Gray Barn in Fall, by A. Hale JohnsonThis question wasn't difficult in the least, just kind of fun - and great because I got to give a patron very good news.

On Friday, a patron called in and asked if I could go to the website of Skinner auction house. He said he had an item that was included in their auction that day, and wanted to see how much it sold for.

Finding the website was no problem, but it took me a little while to find the right auction results. The auction went from noon to 4pm, and the patron called about 2:30. So, although I found the auction results, it turned out his item hadn't come up yet. We did learn that his item was estimated to sell for between $1,200-1,800, which sounded good. He thanked me and said he'd call back in a little bit.

About 4:30 he called back, thinking that since the auction ended at 4pm, all the results would be posted. But they weren't - they were still only about halfway through, and his lot was towards the end.

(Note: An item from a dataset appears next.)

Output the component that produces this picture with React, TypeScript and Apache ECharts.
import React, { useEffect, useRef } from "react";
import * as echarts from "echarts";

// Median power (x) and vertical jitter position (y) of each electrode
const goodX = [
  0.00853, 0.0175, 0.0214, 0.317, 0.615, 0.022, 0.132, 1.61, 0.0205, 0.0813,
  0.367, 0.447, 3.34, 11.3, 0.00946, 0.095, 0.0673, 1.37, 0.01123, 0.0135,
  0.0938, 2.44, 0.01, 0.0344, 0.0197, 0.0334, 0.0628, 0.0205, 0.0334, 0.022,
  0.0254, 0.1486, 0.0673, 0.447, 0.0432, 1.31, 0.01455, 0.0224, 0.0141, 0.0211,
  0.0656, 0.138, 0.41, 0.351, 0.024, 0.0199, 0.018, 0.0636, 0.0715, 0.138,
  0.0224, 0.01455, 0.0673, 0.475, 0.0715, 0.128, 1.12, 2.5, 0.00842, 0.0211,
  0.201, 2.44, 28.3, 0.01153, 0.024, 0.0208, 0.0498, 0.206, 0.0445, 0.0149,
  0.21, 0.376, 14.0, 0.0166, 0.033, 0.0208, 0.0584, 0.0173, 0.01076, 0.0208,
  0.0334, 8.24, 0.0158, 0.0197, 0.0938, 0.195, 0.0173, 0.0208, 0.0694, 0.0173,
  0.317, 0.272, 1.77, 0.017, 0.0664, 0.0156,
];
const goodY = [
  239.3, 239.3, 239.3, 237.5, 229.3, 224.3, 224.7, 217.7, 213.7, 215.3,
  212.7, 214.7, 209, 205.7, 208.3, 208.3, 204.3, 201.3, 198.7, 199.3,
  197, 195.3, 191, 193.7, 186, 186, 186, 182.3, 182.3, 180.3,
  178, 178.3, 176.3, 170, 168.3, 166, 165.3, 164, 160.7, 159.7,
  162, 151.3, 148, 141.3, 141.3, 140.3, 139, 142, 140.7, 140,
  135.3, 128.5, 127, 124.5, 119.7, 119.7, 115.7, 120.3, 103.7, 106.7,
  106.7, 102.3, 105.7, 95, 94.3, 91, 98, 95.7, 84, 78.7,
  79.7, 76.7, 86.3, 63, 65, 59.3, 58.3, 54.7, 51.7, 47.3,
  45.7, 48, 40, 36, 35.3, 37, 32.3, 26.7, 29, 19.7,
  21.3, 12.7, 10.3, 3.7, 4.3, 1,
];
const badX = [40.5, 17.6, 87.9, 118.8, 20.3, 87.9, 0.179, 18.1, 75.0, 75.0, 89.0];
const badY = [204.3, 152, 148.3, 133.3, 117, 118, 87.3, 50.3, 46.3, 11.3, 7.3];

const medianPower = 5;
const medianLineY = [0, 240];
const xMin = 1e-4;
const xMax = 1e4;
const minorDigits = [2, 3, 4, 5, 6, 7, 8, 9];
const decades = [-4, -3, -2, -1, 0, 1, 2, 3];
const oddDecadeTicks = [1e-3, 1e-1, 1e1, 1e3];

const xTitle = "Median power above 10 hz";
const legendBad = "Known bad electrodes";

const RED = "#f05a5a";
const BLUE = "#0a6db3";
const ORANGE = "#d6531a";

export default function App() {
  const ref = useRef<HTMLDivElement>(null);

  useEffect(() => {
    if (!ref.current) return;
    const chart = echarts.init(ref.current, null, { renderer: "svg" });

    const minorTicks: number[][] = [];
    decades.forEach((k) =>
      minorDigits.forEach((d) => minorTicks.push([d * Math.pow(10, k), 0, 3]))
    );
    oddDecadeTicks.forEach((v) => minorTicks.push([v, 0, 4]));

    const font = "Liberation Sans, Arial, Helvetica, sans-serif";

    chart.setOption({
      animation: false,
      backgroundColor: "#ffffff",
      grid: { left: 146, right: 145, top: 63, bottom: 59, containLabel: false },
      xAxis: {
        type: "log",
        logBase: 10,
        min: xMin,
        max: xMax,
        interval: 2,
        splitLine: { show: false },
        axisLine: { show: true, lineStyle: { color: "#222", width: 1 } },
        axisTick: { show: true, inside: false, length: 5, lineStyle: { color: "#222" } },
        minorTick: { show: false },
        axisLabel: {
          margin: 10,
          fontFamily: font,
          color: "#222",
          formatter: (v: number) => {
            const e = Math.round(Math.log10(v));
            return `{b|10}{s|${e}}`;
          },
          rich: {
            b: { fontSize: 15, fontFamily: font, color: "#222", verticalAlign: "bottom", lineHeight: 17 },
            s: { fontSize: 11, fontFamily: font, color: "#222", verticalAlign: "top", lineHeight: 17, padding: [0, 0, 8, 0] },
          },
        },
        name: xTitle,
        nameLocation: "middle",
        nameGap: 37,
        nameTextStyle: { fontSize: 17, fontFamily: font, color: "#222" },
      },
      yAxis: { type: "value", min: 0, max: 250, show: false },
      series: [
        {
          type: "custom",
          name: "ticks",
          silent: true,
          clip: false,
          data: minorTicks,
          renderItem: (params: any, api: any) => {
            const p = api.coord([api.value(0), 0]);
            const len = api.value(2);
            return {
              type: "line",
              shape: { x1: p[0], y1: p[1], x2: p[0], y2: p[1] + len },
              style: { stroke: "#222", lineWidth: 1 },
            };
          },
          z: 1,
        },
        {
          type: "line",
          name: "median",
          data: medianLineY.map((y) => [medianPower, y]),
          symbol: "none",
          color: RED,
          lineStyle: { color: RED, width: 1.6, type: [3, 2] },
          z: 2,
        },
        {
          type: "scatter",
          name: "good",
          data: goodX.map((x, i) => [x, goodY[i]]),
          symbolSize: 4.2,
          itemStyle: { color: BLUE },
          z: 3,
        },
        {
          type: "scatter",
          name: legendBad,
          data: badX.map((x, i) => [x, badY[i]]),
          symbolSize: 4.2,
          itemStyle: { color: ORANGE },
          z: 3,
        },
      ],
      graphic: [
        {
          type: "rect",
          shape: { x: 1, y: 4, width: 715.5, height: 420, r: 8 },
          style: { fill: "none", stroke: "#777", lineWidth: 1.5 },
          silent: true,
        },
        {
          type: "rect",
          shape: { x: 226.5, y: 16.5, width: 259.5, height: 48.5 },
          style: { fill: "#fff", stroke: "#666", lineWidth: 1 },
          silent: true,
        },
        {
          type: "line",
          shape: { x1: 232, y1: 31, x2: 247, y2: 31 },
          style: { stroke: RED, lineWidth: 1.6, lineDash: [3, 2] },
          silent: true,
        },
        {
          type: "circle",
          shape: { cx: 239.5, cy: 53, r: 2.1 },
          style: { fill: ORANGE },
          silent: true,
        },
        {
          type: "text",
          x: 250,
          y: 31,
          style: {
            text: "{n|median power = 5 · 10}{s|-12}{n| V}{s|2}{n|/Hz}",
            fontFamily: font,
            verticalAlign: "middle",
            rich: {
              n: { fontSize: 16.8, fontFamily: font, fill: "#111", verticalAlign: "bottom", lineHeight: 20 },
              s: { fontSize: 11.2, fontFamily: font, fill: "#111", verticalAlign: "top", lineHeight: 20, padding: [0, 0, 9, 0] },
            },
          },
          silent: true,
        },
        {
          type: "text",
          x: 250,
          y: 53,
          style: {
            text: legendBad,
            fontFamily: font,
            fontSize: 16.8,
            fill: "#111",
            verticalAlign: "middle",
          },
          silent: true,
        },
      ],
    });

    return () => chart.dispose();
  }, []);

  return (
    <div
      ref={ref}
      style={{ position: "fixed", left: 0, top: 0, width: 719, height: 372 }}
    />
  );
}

I told him we were open until 5:30, and he's welcome to call back, or I could keep checking and call him. But, he said he was leaving for the day, so he'd just stop in the next morning.

It was my Saturday to work, so I was at the desk when he came in right at 9:30. I think we were both kind of excited as we went back to the website and looked up the auction results. Everything had been posted by then, so we scrolled down to his lot number to see how it did. Amazing: $4,148.

The patron was astonished, and had to ask me a couple times if that was the actual sale value. We doubled-checked by looking at the individual item listing, and sure enough, his painting sold for $4,148. However, because of Skinner's 15% commission, he'll only receive $3,500, but he still had a big smile on his face as he walked away from the desk.

Wow, what a nice way to start a weekend.